We can strengthen translocal networks that share knowledge about what works and what doesn’t to deliver basic protections at the local scale. When we think translocally, we can also think transnationally. The food sovereignty movement is an exemplar here, linking urban communities, rural independent agriculturalists, Indigenous peoples, and environmental protection. It could be a conduit to connect protections for the most vulnerable human bodies to protections for our vulnerable planet. Trump’s economic agenda will hasten global warming by pushing pipelines across the landscape and pulling oil, natural gas and coal from the earth. As we’ve seen in Standing Rock, this will come at the expense of Indigenous peoples, their lands, and their water. A politics of solidarity means standing with them.

Which brings us to the second form of democratic politics, the politics of resistance. Whereas the politics of solidarity is about building resilient relationships, the politics of resistance is about strategically mobilizing those relationships to block the most damaging actions at well-chosen moments. Solidarity politics is slow, long-term, and future-oriented; resistance politics is in the now. Effective resistance politics requires smart judgments about where to set up the barricades. We should give priority to blocking further damage to our constitutional democracy, the condition of possibility for any progressive politics. That includes blocking Supreme Court nominees who would overturn women’s right to control their own reproduction. It includes blocking further moves to disenfranchise minorities through the tactics that helped to elect Trump and a Republican House and Senate, while also fighting to reverse existing voter suppression laws. It includes blocking political trials, should Trump follow up on his promise to try to “lock her up.”

The politics of resistance will also need to take to the streets from time to time. The post-election protests have sent the vital message that Trump faces a serious legitimacy deficit going into the presidency. He did not win a majority of the popular vote. His claim to represent “all Americans” is not credible given the racist and misogynist divisions he actively sowed throughout his campaign. These protests are crucial in setting the stage for other forms of democratic politics. But we also need to think hard, and critically, about which modes and rhetorics of protest can underwrite democratic possibilities in the days ahead, and which will generate anti-democratic backlash. It’s hard not to sympathize with the “Not My President” chant, but it will be used by Republicans to charge Democrats with hypocrisy: Weren’t they outraged when right-wingers said this about Obama? That wouldn’t be a fair retort (no one is claiming that Trump was not born in the United States), but it is a predictable one. And we can be sure that every rock thrown through a window, every effigy burned, every punch thrown will be used to rationalize phalanxes of riot police arrayed against peaceful protesters. Baton Rouge and Standing Rock, among so many other stand-offs, have taught us what this looks like. This is a strategic claim, not a moral one. Even if destructive modes of protest are sometimes effective in generating a constructive response from government, as was arguably the case in Baltimore after the killing of Freddie Gray, in Trump’s America we can predict that they will not be effective. They will simply be put down with as much violence as necessary (or perhaps more), and they will alienate the citizens whose votes Democrats need in the next election.

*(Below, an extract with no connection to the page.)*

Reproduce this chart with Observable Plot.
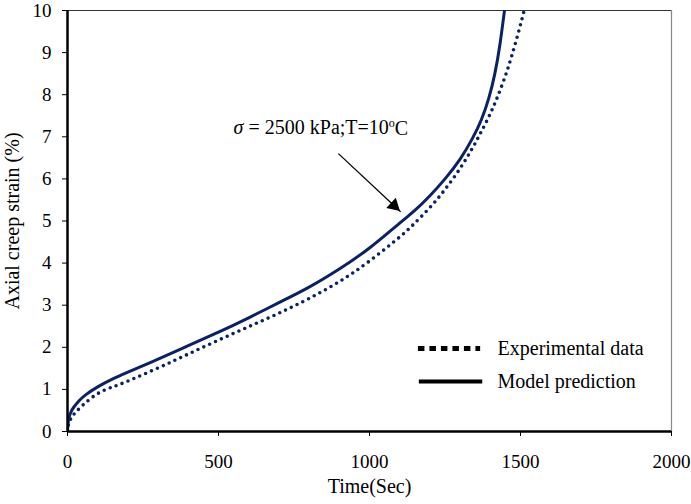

What about a democratic politics of bridging? What does that look like in practice? First, it means finding those few planks in Trump’s platform that might actually benefit a significant segment of American citizens. Renegotiating trade deals to yield greater benefits to American workers; securing affordable child care; reducing the influence of special interest lobbyists in Washington: these are areas where it might be possible to find common ground. Second, some progressives have joked that instead of moving to Canada they should move to red states. It’s hard to take that seriously, but the wisdom in it is that we must break out of our resonance machines and find ways of engaging with citizens who voted for Trump. Of course that doesn’t mean indulging the ideology of white supremacy that lies at the heart of the Trump phenomenon. But many – I dare say most – who voted for Trump would not avow that ideology. The first bridge we can build is to invite them to stand with us in condemning the hate crimes against African Americans, Latinos, gays, trans people, and women that have already been committed in Trump’s name.

There is a real danger that those who engage in the first two kinds of democratic politics will condemn the bridge-builders for cooperating with the enemy. They will argue on strategic grounds that cooperation with Trump and the Republicans will only increase the odds of policy success and Republican re-election. They will argue on moral grounds that cooperating with Trump betrays the majority of American voters who did not elect him and grants legitimacy to a repugnant political ideology.

These are tempting arguments, but I believe that vilifying bridge-builders would be a grave mistake. That’s because the defining illness of the American polity is political polarization. As Jane Mansbridge has stressed, polarization erodes popular faith in democracy not only because it makes civic enemies of fellow citizens but also because – especially in the American context – it produces legislative deadlock. It makes government incapable of producing policies that promote any reasonable account of the common good. And this makes citizens willing to abandon core democratic institutions and accept authoritarian strong men to “fix it.” We have rightly condemned Republicans for an obstructionist politics that deepened political divisions and blocked constructive policy-making. Refusing cooperation with Trump’s Republicans on issues where common ground is possible will not remove Trump from office. It will not increase votes for Democrats in the midterm elections. It will intensify Americans’ disgust with their democratic institutions and make them even more quiescent in the transfer of powers from the legislative to the executive branch. If we care about democracy, we have to be willing to muster our greatest powers of toleration: putting up with what we detest in the other, swallowing the bile, and finding zones of compromise and cooperation.

Defend. Resist. Bridge. None of us can do all of it all the time. But we can recognize as allies those who are doing what we are not. When the democratic work they’re doing is undermining the work we’re trying to do, we can draw their attention to it and try to negotiate solutions instead of treating one another as adversaries. We can resist the moralizing temptation to claim that our democratic way is the only truly democratic way. Democracy is on defense, now, and it needs all of us to do our chosen work on its behalf.